The Figure below shows the biomass map of the prototype region. The map is composed of a class of water and digital values of biomass displayed in six classes. This biomass map highlights the dense humid forests (Mbam and Djerem National Park) with biomass > 150 ton/ha, and the gallery forests in the savanna, with biomass lower than 100 ton/ha. It should be noted that large area of gallery forests and transitional forests (with biomass reaching 60-80 ton/ha) contain a large amount of carbon stocks, which is often neglected in carbon estimates.

Figure 1: Biomass map of the region of Adamawa (about 120 km x 130 km), central Cameroon. The biomass value for each 25 m pixel is in ton/ha. It is derived from 4 FBD ALOS-PALSAR data, acquired on June 18, 2010 (East track) and July 5, 2010 (West track).

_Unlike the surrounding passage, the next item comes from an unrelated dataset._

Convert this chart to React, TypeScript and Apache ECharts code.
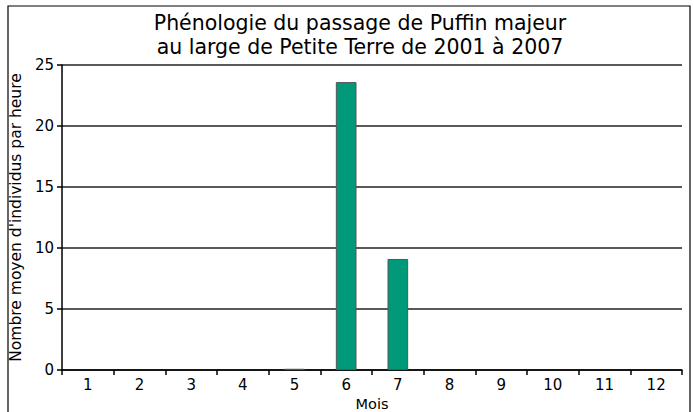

ALOS PALSAR data acquired in 2007, 2008, and 2009 have been used in addition for speckle filtering, to enhance the data radiometric quality and the product spatial resolution.

Figure 2 - extract of Figure 1: Biomass map of the 20 km x 20 km region North of Mbam and Djerem National Park, centered at 5° 57’17’’ N and 12° 46’ 08’’ E

Further Research Needed at Different Levels

• The map is currently validated using ground data collected from January to March 2012 by MESA-Consult.
• The refinement of the inversion algorithm aiming at estimating biomass at a refined spatial resolution  (e.g. 15 m) will continue.
• The stocks of carbon in the  savanna-forest ecotone will be quantified and their changes between 2007-2010 will be assessed.
• The method will be applied and assessed in Central African Republic.